Born: 18 July 1918, Mvezo | Known for: Ending apartheid, forgiveness | Famous words: “Education is the most powerful weapon which you can use to change the world.”
Early Life
Nelson Rolihlahla Mandela was born on 18 July 1918 in a small village in South Africa. His country lived under a cruel system called apartheid — laws that separated people by skin colour. Black South Africans could not vote, could not live in certain areas, could not even sit on certain benches. Mandela became a lawyer and joined the fight against these unjust laws.
The Long Imprisonment
In 1964, Mandela was sentenced to life in prison for fighting apartheid.

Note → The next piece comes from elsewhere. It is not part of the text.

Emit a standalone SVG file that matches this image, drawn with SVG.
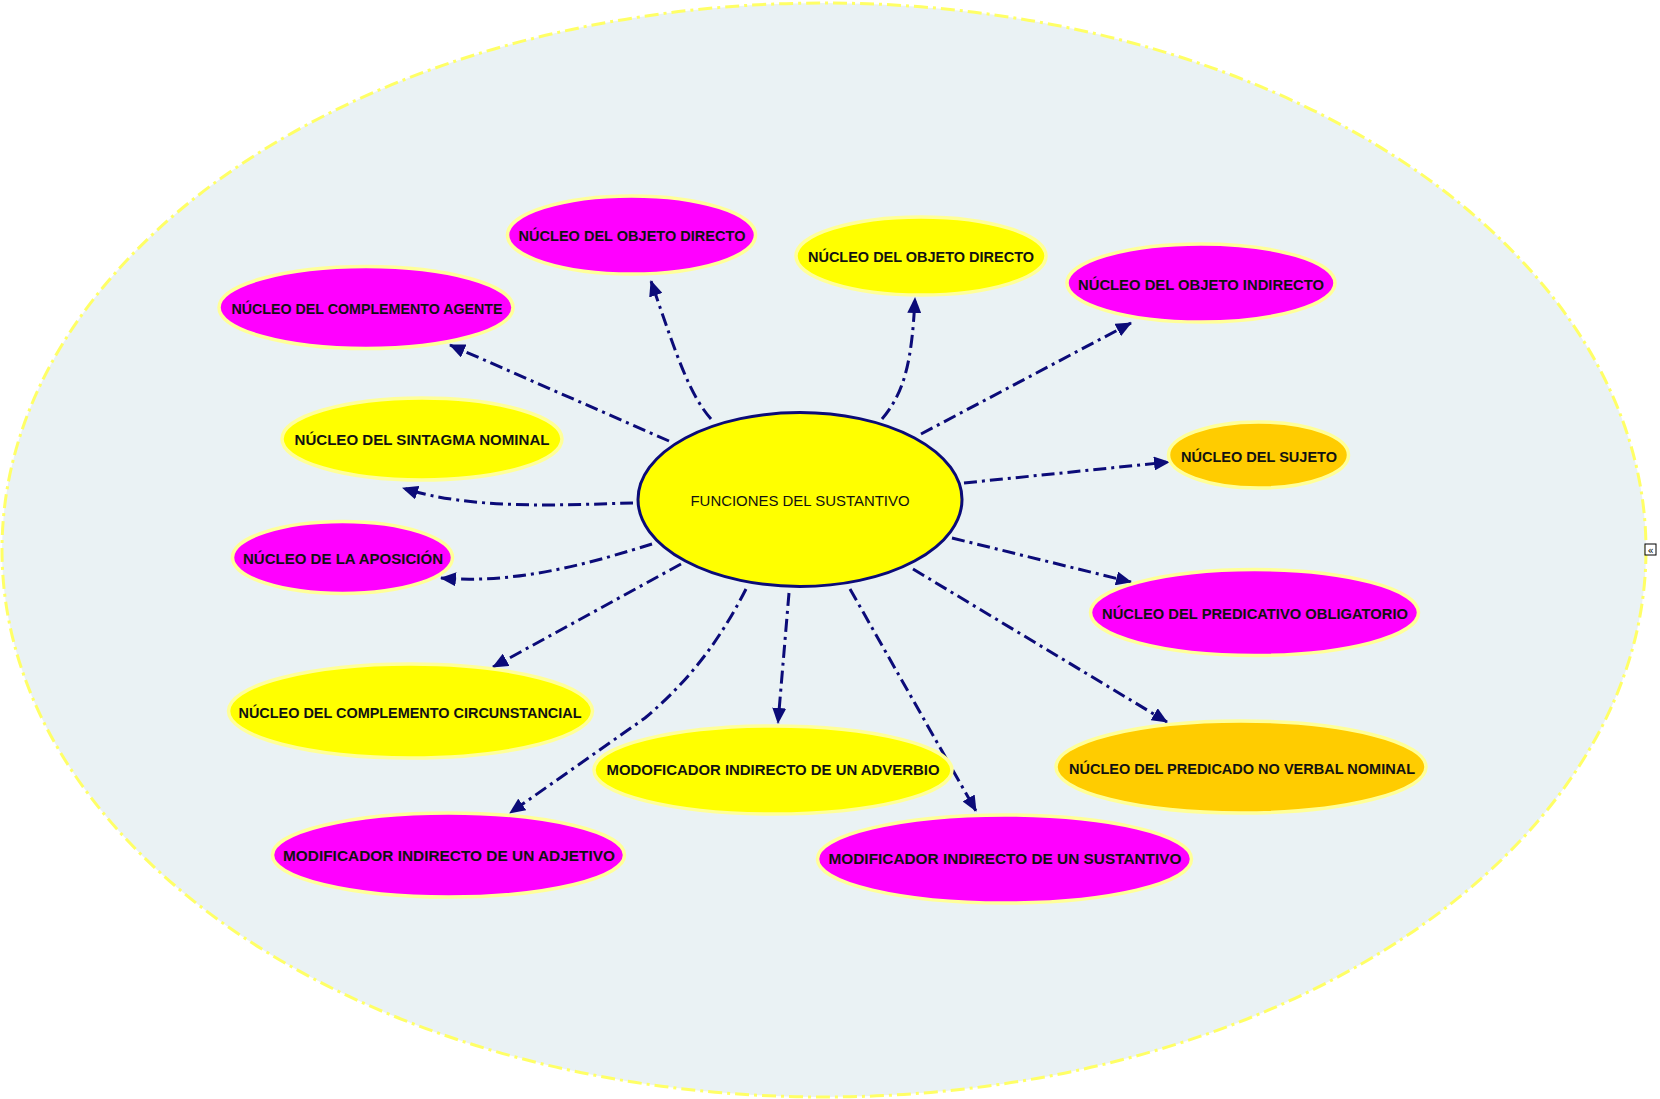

He spent 27 years behind bars, much of it on Robben Island, breaking rocks in a limestone quarry, sleeping on a thin mat in a tiny cell. The government offered him release many times if he would give up the struggle. He refused every time. From inside prison, he became the most famous prisoner in the world and the symbol of his people's hope.
Freedom and Forgiveness
In 1990, the world watched Mandela walk free — smiling, with his fist raised, but with no revenge in his heart. Instead of punishing those who had jailed him, he chose peace and reconciliation. In 1994, in South Africa's first election where everyone could vote, Mandela became the country's first Black president. He served one term and stepped down — teaching one final lesson about power. He won the Nobel Peace Prize in 1993, shared with the very president whose government had imprisoned him.
Life on Robben Island
Prison could not stop Mandela from growing. In his tiny cell he read constantly, earned a law degree by post, and secretly wrote his autobiography 'Long Walk to Freedom' on scraps of paper. He learned Afrikaans — the language of his jailers — so he could understand them and one day negotiate with them. He grew a small garden in the prison yard, saying a garden teaches patience. He turned the prison into a school, teaching younger prisoners history and law; they called it 'Mandela University'. When he finally sat across from the government, he was more prepared than they were.
What We Can Learn
- Forgiveness is not weakness — it is the strongest thing a human can do.
- Stand by your beliefs even when it costs you everything.
- “It always seems impossible until it's done.”